After I draft a new poem, in that first rush of euphoria, my impulse is always to give it to someone. Invariably, I'm in love. Look at this poem I've birthed! I've spun out of pure air! Isn't it amazing?
And then I have to remember, that not everyone wants to kiss a new baby, and not every baby is cute.
I really have to fight the impulse to share, because the poem is almost never done--usually, not even close. Most poems go through months--some even years--of drafts before they are done. The ones I love when I finish usually have a seed of rightness and possibility about them, but that's often about it--so much of it's not yet developed. I think that impulse to share is that longing for someone else to confirm that yes, it has potential. Yes, it might just be a good poem.
One of my goals this summer is to really work on revision. I think the impulse to stop too soon is really strong--for me certainly, and I think for a lot of poets. I think sometimes that's what workshop is all about...us telling us other, kindly and firmly, to keep working. It's not ready. Keep working, it's not ready. We have to learn over and over that even though a poem can be drafted in a few minutes, that doesn't mean it's a finished poem.

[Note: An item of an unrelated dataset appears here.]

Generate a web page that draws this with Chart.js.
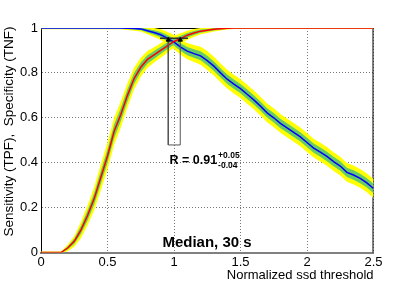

Some days I like best the initial writing--that euphoria of a good birth. And some days I like much better the revision--the tinkering with words, the cutting of bad lines, the assurance that it will get better with a little more work. There's no assurance that a new poem has potential. I throw most of them away. A lot of poets do. William Stafford wrote a poem every day of his adult life. If an average book has 40 or so poems in it, and an average time between books is 5 years, that's approximately 1,785 poems thrown away. It's hard to sit down (or get up in the morning) and write one of those 1,785 poems. But we have to write those, to get the 40 good ones.
Today I wrote a new one that I think might be a good one and I rewrote one that badly needed to be pushed back in and germinated a bit more. So, this feels like a good day. I'm savoring this, knowing how many not good ones there are, to come. And I'm resisting the urge to post that new poem here.